Je me suis engagé sur le plein emploi et sur la croissance. Cela mérite, dans un pays comme le nôtre, que ceux qui sont en situation de responsabilité s'engagent, qu'ils y croient. Parce que j'ai bien conscience que vous autres, mes chers compatriotes, sur le terrain, parfois vous doutez. Cela fait tellement longtemps qu'on vous fait des promesses. Cela fait tellement longtemps que vous entendez des discours. Cela fait tellement longtemps qu'on vous dit qu'on va faire la réforme et que l'on ne l'a fait pas. Vous finissez par vous dire : est-ce que lui le fera ?Je le ferai, parce que je crois qu'il n'y a pas d'autre stratégie possible, qu'il n'y a pas d'alternative et que les Français m'ont élu pour cela. Peut-être que l'on se trompera sur tel ou tel élément de la réforme, Christine ou Laurent. Peut-être qu'il faudra, Jean-François, demander au Parlement de rediscuter tel ou tel point, mais au moins, on aura avancé. On aura fait bouger le système. On l'aura adapté. On aura donné de l'énergie, de l'espoir, une perspective et on aura fait reculer la fatalité. Je sais bien qu'il y a un malaise dans la fonction publique.
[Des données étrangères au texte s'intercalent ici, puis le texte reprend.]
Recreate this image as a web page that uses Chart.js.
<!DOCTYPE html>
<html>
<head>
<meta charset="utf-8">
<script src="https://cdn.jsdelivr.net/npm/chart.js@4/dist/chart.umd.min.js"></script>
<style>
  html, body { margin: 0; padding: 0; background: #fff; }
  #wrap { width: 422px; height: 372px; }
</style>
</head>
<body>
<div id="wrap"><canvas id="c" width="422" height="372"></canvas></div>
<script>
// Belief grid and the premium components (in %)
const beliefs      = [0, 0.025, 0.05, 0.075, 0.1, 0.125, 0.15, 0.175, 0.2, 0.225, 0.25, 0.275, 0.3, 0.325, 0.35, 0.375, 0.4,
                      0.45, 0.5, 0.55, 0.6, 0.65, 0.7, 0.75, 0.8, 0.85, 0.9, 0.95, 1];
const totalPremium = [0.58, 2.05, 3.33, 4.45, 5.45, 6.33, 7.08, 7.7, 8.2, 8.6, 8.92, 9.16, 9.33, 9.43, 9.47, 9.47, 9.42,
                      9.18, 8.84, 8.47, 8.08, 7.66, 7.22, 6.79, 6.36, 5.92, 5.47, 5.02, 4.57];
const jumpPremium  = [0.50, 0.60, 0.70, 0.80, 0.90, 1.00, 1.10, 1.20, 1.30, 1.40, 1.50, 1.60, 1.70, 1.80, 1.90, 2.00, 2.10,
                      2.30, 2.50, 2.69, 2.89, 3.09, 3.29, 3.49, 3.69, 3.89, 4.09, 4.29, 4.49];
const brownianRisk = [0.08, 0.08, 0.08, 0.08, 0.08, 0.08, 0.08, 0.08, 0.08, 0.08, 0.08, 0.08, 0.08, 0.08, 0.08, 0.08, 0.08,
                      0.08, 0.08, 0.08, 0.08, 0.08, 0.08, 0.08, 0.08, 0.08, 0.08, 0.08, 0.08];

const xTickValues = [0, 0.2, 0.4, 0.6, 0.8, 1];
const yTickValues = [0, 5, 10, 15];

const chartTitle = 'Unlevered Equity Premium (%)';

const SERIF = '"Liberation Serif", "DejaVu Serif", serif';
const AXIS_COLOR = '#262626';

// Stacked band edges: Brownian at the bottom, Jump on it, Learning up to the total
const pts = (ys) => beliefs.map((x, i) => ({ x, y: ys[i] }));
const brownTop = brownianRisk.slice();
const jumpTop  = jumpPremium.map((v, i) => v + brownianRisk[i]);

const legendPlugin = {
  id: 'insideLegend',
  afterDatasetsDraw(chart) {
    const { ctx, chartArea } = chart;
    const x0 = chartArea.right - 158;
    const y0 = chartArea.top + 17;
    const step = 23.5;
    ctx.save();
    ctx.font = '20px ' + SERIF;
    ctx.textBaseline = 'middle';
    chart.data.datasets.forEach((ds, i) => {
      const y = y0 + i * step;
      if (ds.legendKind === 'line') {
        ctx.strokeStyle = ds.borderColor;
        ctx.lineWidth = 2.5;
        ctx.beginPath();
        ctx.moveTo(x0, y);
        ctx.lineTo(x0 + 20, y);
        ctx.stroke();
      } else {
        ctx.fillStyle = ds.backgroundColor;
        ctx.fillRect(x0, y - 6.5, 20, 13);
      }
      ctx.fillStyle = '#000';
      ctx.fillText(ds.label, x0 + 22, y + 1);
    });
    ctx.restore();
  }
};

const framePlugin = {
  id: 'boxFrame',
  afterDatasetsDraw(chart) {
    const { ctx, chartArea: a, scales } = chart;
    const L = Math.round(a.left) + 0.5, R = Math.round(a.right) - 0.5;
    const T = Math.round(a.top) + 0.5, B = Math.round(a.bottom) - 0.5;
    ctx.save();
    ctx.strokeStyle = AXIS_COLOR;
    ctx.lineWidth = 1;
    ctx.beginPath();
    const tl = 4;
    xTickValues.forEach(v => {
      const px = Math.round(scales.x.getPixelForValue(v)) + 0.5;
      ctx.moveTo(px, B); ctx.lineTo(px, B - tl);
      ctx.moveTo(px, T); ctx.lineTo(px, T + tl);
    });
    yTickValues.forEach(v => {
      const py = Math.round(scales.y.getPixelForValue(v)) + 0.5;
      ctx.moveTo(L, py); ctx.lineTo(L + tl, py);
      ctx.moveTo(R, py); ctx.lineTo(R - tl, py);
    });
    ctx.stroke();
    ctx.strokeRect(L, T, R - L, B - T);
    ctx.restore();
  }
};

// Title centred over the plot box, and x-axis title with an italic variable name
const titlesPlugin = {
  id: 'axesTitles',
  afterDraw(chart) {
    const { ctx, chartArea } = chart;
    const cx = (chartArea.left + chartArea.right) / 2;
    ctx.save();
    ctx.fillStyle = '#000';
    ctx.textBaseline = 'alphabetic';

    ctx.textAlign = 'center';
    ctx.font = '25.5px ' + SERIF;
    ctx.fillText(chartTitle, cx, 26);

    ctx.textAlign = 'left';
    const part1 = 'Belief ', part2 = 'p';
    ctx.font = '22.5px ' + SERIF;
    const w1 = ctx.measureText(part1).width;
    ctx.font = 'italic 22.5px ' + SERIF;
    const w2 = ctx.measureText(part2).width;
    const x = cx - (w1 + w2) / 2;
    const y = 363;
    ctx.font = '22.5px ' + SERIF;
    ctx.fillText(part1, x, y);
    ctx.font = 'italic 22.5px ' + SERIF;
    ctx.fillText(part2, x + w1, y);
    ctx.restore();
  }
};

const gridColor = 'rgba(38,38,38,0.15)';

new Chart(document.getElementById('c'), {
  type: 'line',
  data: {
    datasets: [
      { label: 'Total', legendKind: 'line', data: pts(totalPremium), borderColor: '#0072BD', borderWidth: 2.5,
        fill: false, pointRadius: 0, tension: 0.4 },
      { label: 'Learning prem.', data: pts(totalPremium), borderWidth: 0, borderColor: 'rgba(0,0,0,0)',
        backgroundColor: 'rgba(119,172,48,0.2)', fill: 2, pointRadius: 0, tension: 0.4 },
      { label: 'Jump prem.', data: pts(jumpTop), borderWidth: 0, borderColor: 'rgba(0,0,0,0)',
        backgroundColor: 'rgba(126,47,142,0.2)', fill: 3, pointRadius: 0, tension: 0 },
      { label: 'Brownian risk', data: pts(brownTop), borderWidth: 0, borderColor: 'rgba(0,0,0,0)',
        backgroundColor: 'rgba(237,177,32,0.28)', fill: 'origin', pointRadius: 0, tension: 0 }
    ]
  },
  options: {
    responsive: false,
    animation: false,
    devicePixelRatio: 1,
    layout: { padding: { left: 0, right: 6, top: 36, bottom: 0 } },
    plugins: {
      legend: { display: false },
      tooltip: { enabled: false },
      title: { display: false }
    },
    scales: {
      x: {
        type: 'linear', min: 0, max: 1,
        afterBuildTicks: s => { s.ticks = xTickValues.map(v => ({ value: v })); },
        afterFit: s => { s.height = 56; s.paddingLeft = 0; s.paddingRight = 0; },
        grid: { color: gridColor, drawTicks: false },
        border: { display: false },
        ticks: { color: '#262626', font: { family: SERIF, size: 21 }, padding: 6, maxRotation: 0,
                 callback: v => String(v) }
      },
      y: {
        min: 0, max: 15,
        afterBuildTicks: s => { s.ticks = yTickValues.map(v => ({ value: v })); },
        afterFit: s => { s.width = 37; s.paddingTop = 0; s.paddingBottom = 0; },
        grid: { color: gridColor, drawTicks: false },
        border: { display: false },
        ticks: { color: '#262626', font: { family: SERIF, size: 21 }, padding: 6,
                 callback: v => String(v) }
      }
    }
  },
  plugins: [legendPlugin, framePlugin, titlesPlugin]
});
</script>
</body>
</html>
Mais la stratégie qui consiste à augmenter le nombre de fonctionnaires sans pouvoir les payer, est-ce que cela a permis de résoudre le problème du malaise dans la fonction publique ? Non, cela l'a accru. Je vois bien que les fonctionnaires se posent des questions. Quel est le sens de mon métier ? Quelle est la qualité de ma vie au travail ?
Les problèmes de sécurité dont on m'a parlé ce matin, ce n'est pas parce que vous aidez des gens qui sont en situation difficile qu'il faut accepter de vous faire insulter, voire de vous faire menacer. Je sais bien que tout cela est vrai, que vous attendez aussi une augmentation des salaires parce que ce sont des petits salaires dans la fonction publique. C'est vrai. Quand j'ai dit que l'on ne remplacerait pas un fonctionnaire sur deux qui part à la retraite, j'ai dit également que la moitié des économies réalisées, on vous la redistribuerait en pouvoir d'achat et en augmentation de rémunération.
J'ai dit à M. CHARPY que j'attendais aussi du nouvel organisme qu'on dope le système de récompense du mérite, des résultats, de l'engagement des uns et des autres. Voilà ce que l'on veut faire pour la société française. Je voudrais vous le dire franchement, je n'ai pas peur de mettre tous ces chantiers en mouvement, parce que moi ce qui me fait peur, c'est que la France reste immobile dans un monde qui bouge beaucoup. Pour moi, la France, ce n'est pas une nostalgie, ce n'est pas un souvenir, ce n'est pas un passé. C'est également un avenir. Il n'y a pas d'avenir pour la France si on a moins de croissance que les autres, plus de chômeurs que les autres, moins d'emplois que les autres. Voilà pourquoi je me bats, pour garder nos entreprises, pour garder nos usines. Je me bats pour faire baisser la fiscalité, pour réduire nos dépenses, pour augmenter la formation professionnelle, pour rénover le service public de l'emploi, parce que vous êtes aussi des femmes et des hommes qui avez une qualité professionnelle et qui êtes tenus à la performance. C'est cela l'objet de la politique que nous engageons.Je vous remercie de votre attention.